She focuses her teaching on a dialect of Lenápe that is specific to Pennsylvania, Southern New Jersey and Oklahoma.
Shelley DePaul is all smiles as she sits at the head of the table inside a classroom at Swarthmore College.
Surrounding her are students who are taking a course that can have an impact that extends far beyond the classroom.
"It's all I ever wanted to do, it's my calling," said DePaul of teaching. "If I know it, I can teach it."
But there's one thing she didn't know. She realized it as she was sitting on the banks of the Delaware River.
"I was trying to name the things around... it came to me that I didn't even know the names of them in my own language," said DePaul of her experience in 1983.
That was when DePaul's quest began to learn the language of her ancestors: the Lenápe Nation.
"My great-grandfather was mostly the one who talked to us about our Lenápe heritage," she said.
The Lenápe are the indigenous people of Pennsylvania. Their language has been on the verge of extinction. DePaul is now focused on bringing it back.

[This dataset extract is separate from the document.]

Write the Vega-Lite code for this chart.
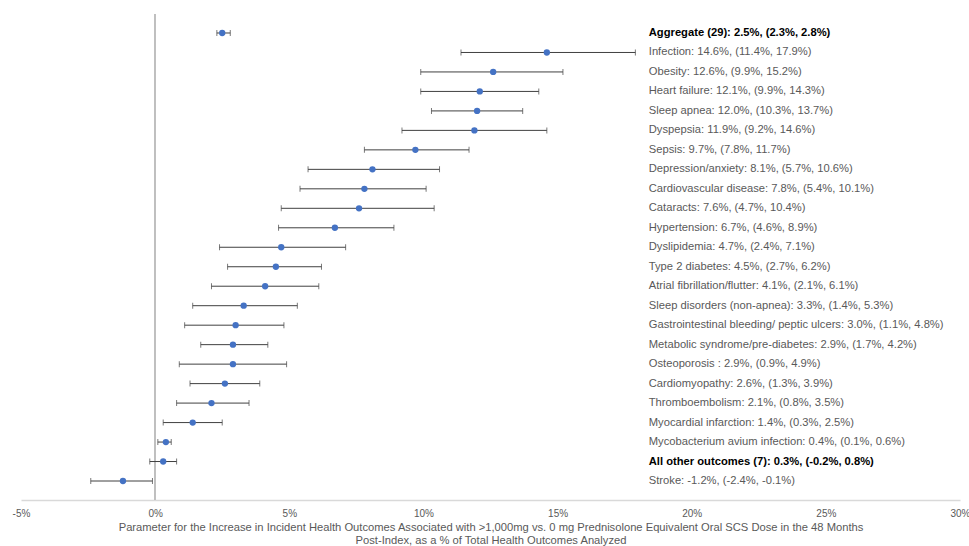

"That's when I decided I was going to learn the language," she said.
Once she learned, she wrote a textbook on the Lenápe language.
"There are two levels in the book: intro and advanced," said DePaul, who focuses on teaching conversational language and phrases.
"She was reconstructing it from scratch, basically. That's really rare," said Paul Garrett who was one of DePaul's first students. He also studies languages.
DePaul used to teach her classes at Swarthmore College. She now teaches them online via Zoom. She focuses her teaching on a dialect of Lenápe that is specific to Pennsylvania, Southern New Jersey and Oklahoma.
"The Unami, which is the southern dialect, that's what I teach," said DePaul, who is now Clan Mother and Language Director of the Lenápe Nation of Pennsylvania.
"Shelley's program for learning, it really lays it out in a way that makes it accessible," said Jonathan Washington, an associate professor of linguistics at Swarthmore College, who also has taken DePaul's classes for years.
One of the classes gathers at Swarthmore College. They don't attend for course credit but for something far more important.
"Learning the language is one way to help combat their culture erasure," said Charlie Sywulak-Herr, a high school student who has been taking the class for over a year.
DePaul has taught hundreds of students, but perhaps the student who appreciates it most is her son.
"I couldn't feel more pride in what she does and what she's always done," said Adam Waterbear DePaul who is also with the Lenápe Nation of Pennsylvania.
The language classes focus on preserving Lenápe heritage by teaching the language to all.
"A lot of these people are not Lenape," Shelley DePaul says of the students in her classroom and on online classes that day.
"I love learning languages," said Alexandria Sasek, a student who does not have indigenous heritage but appreciates cultural preservation. "I think it's especially important to learn the Lenápe language."
A lot of people felt the same way as DePaul found out starting in 2020.
"This big boom that has happened recently. It was the pandemic," she said. "It was the first time I thought 'OK let's try going on Zoom.'"
Teaching Lenápe language courses has allowed DePaul to share the language with even more people. Her goal is to return the benefit to her people.
"My dream always has been to make it a living language," she said.